CONTRATAPA

Vos traé la mirra

Por Juan Sasturain

Para los que alguna vez fuimos católicos, una de las cosas más lindas de la tradición cristiana de la Navidad ha sido siempre el Pesebre: el mundo, la escena, los personajes del Pesebre. Porque si todo el cuento del nacimiento de Jesús tiene –más allá de la creencia– un encanto particular, ese cuadrito final es impecable. La tradición, además, ha subrayado los aspectos más vistosos y naives, del mismo modo que la celebración simétrica, el Sacrificio de la Cruz que recuerda la Pascua, subraya la truculencia y los aspectos tenebrosos.
Como historia, toda la secuencia de la Semana Santa, de viernes a domingo, cumple con los items de un buen relato de suspenso, con las negativas de Pedro, la estupidez masiva que opta por Barrabás y el higiénico, más irónico que cínico Pilatos. Incluso funciona bien como película de terror o a la manera de ciertos falsos cuentos infantiles de los que se supone terminan bien pero que, como pasa con Dumbo, la historia es tan subrayadamente triste que no alcanza el final feliz para compensar tanta congoja acumulada. Con Cristo pasa eso: se subraya tanto el sufrimiento de la Cruz que muchos creen que la película termina ahí y la Resurrección pasa casi inadvertida, con los títulos y la música al mango cuando ya nadie queda en la sala. Es un relato para adultos, claro; para una sensibilidad de adultos que siente el final feliz como un parche, una trampa de los Estudios.
En ese sentido, el cuento de Navidad ha cristalizado no en relato adulto sino para chicos. Y es más redondo y acabado como estructura, responde a una única lógica más coherente: de las dificultades iniciales –la mala leche de Herodes, los problemas de hospedaje en la zona (también, cayeron justo para las Fiestas) y el parto que se adelanta– se llega al progresivo final feliz a toda orquesta con ingredientes muy seductores que no han dejado de ser eficaces hasta hoy.

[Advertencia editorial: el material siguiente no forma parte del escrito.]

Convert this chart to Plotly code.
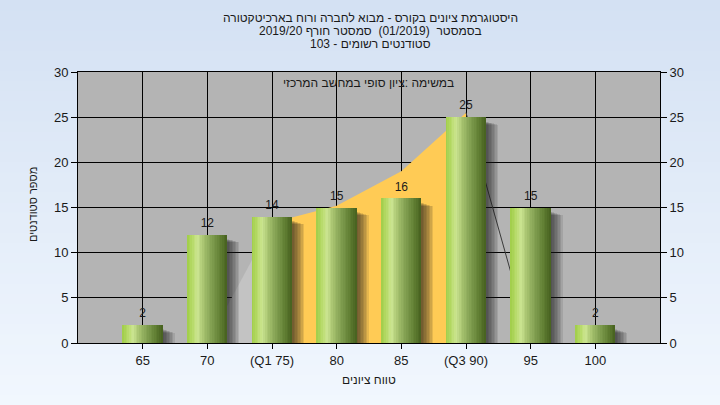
import plotly.graph_objects as go

# ---------------- data ----------------
grades = [65, 70, 75, 80, 85, 90, 95, 100]
tick_labels = ["65", "70", "(Q1 75)", "80", "85", "(Q3 90)", "95", "100"]
students = [2, 12, 14, 15, 16, 25, 15, 2]

# distribution curve drawn behind the bars
curve_low_x = [70, 75]
curve_low_y = [0, 13.3]
curve_iqr_x = [75, 80, 85, 90]
curve_iqr_y = [13.3, 15.2, 19.0, 25.5]
curve_high_x = [90, 95]
curve_high_y = [25.5, 0]

title_lines = [
    "היסטוגרמת ציונים בקורס - מבוא לחברה ורוח בארכיטקטורה",
    "בסמסטר  (01/2019)  סמסטר חורף 2019/20",
    "סטודנטים רשומים - 103",
]
note_text = "במשימה :ציון סופי במחשב המרכזי"
x_title = "טווח ציונים"
y_title = "מספר סטודנטים"

# ---------------- layout geometry ----------------
W, H = 720, 405
L, R, T, B = 78, 60, 72, 62
PW = W - L - R
PH = H - T - B
X_RANGE = [60, 105]
Y_RANGE = [0, 30]
ux = (X_RANGE[1] - X_RANGE[0]) / PW  # data units per pixel
uy = (Y_RANGE[1] - Y_RANGE[0]) / PH

def pxx(x):
    return (x - L) / PW

def pxy(y):
    return (H - B - y) / PH

RLM = "\u200f"
FONT = "Liberation Sans, Arial, sans-serif"

fig = go.Figure()

# ---- curve (base subplot, behind bars) ----
fig.add_trace(go.Scatter(x=curve_low_x, y=curve_low_y, mode="lines", fill="tozeroy",
                         fillcolor="#C3C3C3", line=dict(width=0), hoverinfo="skip",
                         showlegend=False))
fig.add_trace(go.Scatter(x=curve_iqr_x, y=curve_iqr_y, mode="lines", fill="tozeroy",
                         fillcolor="#FFCB55", line=dict(width=0), hoverinfo="skip",
                         showlegend=False))
fig.add_trace(go.Scatter(x=curve_high_x, y=curve_high_y, mode="lines",
                         line=dict(color="#3a3a3a", width=1), hoverinfo="skip",
                         showlegend=False))

# ---- bars (overlay subplot) ----
BW = 40 * ux  # bar width in data units

# soft shadow
for d in [1.5, 3, 4.5, 6, 7.5, 9, 10.5, 12]:
    fig.add_trace(go.Bar(x=grades, y=[v - (4 + d * 0.3) * uy for v in students], yaxis="y2",
                         width=BW, offset=-BW / 2 + d * ux,
                         marker=dict(color="rgba(30,30,30,0.11)", line=dict(width=0)),
                         hoverinfo="skip", showlegend=False))

stops = [
    (0.00, (160, 205, 72)),
    (0.12, (180, 217, 100)),
    (0.26, (204, 229, 145)),
    (0.42, (165, 193, 110)),
    (0.62, (128, 158, 80)),
    (0.82, (98, 128, 52)),
    (1.00, (70, 96, 30)),
]

def col(t):
    for i in range(len(stops) - 1):
        t0, c0 = stops[i]
        t1, c1 = stops[i + 1]
        if t0 <= t <= t1:
            f = (t - t0) / (t1 - t0)
            c = [round(c0[k] + (c1[k] - c0[k]) * f) for k in range(3)]
            return "rgb(%d,%d,%d)" % tuple(c)
    return "rgb(%d,%d,%d)" % stops[-1][1]

N = 24
sw = BW / N
for i in range(N):
    fig.add_trace(go.Bar(x=grades, y=students, yaxis="y2",
                         width=sw * 1.08, offset=-BW / 2 + i * sw,
                         marker=dict(color=col((i + 0.5) / N), line=dict(width=0)),
                         hoverinfo="skip", showlegend=False))

# value labels (invisible marker lifts the text a little above the bar top)
fig.add_trace(go.Scatter(x=grades, y=students, yaxis="y2", mode="markers+text",
                         marker=dict(size=6, opacity=0),
                         text=[str(v) for v in students], textposition="top center",
                         textfont=dict(family=FONT, size=12, color="#1a1a1a"),
                         hoverinfo="skip", showlegend=False))

# ---- background gradient (paper) + plot area ----
shapes = []
top_c = (212, 225, 243)
bot_c = (241, 247, 254)
NS = 40
y0p, y1p = pxy(H), pxy(0)
for i in range(NS):
    f = i / (NS - 1)
    c = tuple(round(bot_c[k] + (top_c[k] - bot_c[k]) * f) for k in range(3))
    ya = y0p + (y1p - y0p) * i / NS
    yb = y0p + (y1p - y0p) * (i + 1) / NS + 0.003
    shapes.append(dict(type="rect", xref="paper", yref="paper", x0=pxx(0) - 0.01,
                       x1=pxx(W) + 0.01, y0=ya, y1=yb, layer="below",
                       fillcolor="rgb(%d,%d,%d)" % c, line=dict(width=0)))
shapes.append(dict(type="rect", xref="paper", yref="paper", x0=0, x1=1, y0=0, y1=1,
                   layer="below", fillcolor="#B4B4B4", line=dict(width=0)))

annotations = []
for i, line in enumerate(title_lines):
    annotations.append(dict(text=RLM + line + RLM, xref="paper", yref="paper",
                            x=pxx(370), y=pxy(18 + 13 * i), showarrow=False,
                            xanchor="center", yanchor="middle",
                            font=dict(family=FONT, size=12, color="#1a1a1a")))
annotations.append(dict(text=RLM + note_text + RLM, xref="paper", yref="paper",
                        x=pxx(368), y=pxy(83), showarrow=False, xanchor="center",
                        yanchor="middle", font=dict(family=FONT, size=12, color="#1a1a1a")))
annotations.append(dict(text=RLM + x_title + RLM, xref="paper", yref="paper",
                        x=pxx(369), y=pxy(380), showarrow=False, xanchor="center",
                        yanchor="middle", font=dict(family=FONT, size=12, color="#1a1a1a")))
annotations.append(dict(text=RLM + y_title + RLM, xref="paper", yref="paper",
                        x=pxx(33), y=pxy(205), showarrow=False, textangle=-90,
                        xanchor="center", yanchor="middle",
                        font=dict(family=FONT, size=11, color="#1a1a1a")))

tick_font = dict(family=FONT, size=13, color="#1a1a1a")
fig.update_layout(
    width=W, height=H,
    margin=dict(l=L, r=R, t=T, b=B, pad=0),
    paper_bgcolor="rgb(226,236,249)",
    plot_bgcolor="rgba(0,0,0,0)",
    barmode="overlay",
    bargap=0,
    shapes=shapes,
    annotations=annotations,
    showlegend=False,
    xaxis=dict(range=X_RANGE, tickmode="array", tickvals=grades, ticktext=tick_labels,
               showgrid=True, gridcolor="#000000", gridwidth=1,
               showline=True, linecolor="#000000", linewidth=1, mirror=True,
               ticks="outside", ticklen=5, tickcolor="#000000", tickfont=tick_font,
               zeroline=False, fixedrange=True),
    yaxis=dict(range=Y_RANGE, tickmode="array", tickvals=[0, 5, 10, 15, 20, 25, 30],
               showgrid=True, gridcolor="#000000", gridwidth=1,
               showline=True, linecolor="#000000", linewidth=1, mirror=True,
               ticks="outside", ticklen=6, tickcolor="#000000", tickfont=tick_font,
               zeroline=False, fixedrange=True),
    yaxis2=dict(range=Y_RANGE, overlaying="y", side="right", tickmode="array",
                tickvals=[0, 5, 10, 15, 20, 25, 30], showgrid=False,
                showline=True, linecolor="#000000", linewidth=1,
                ticks="outside", ticklen=6, tickcolor="#000000", tickfont=tick_font,
                zeroline=False, fixedrange=True),
)

fig.write_html("out.html", config={"displayModeBar": False},
               post_script="document.body.style.margin='0';document.body.style.padding='0';")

Antes que nada el Bebé, que curiosamente pasa a un segundo plano o funciona como pretexto para convocar elementos accesorios muy fuertes: la estrella orientadora, los oportunos animalitos solidarios y, sobre todo, el detalle increíble de los Reyes Magos, una idea maravillosa que incluye el “simpático negrito” tantas veces utilizado después.
Es sabido que cuando los personajes secundarios se destacan suelen generar secuelas narrativas ya con roles protagónicos. Eso pasó con los Reyes, que han llegado a tener su propia fiesta –como los pobres Santos Inocentes, obra maestra del humor negro religioso– y adquirido nombres propios que en las versiones originales no existían. Y ahí es donde la historia que arranca y culmina en el Pesebre tiene, además, un componente extra de absurdo, esa cosa mágica de las fórmulas hechas y cristalizadas.
Por alguna razón de rítmica eufonía, los Reyes se llaman Melchor, Gaspar y Baltasar –en ese orden y no en otro– y lo que le trajeron al Niño de regalo y homenaje desde Oriente es –en ese orden y no en otro– oro, incienso y mirra. Y uno mira las imágenes, ve las estatuitas, las pilchas y colores de los tres entunicados a camello y puede reconstruir el diálogo, porque si bien los tres son reyes, los de barba blanca son los que conducen, los que ordenan la secuencia: Melchor cargó el oro, Gaspar el incienso y a Baltasar le pegaron el grito:
–¡Negro, vos traé la mirra!
–¿La qué?
No hay misterio más grande que ése en el cuento de la Navidad.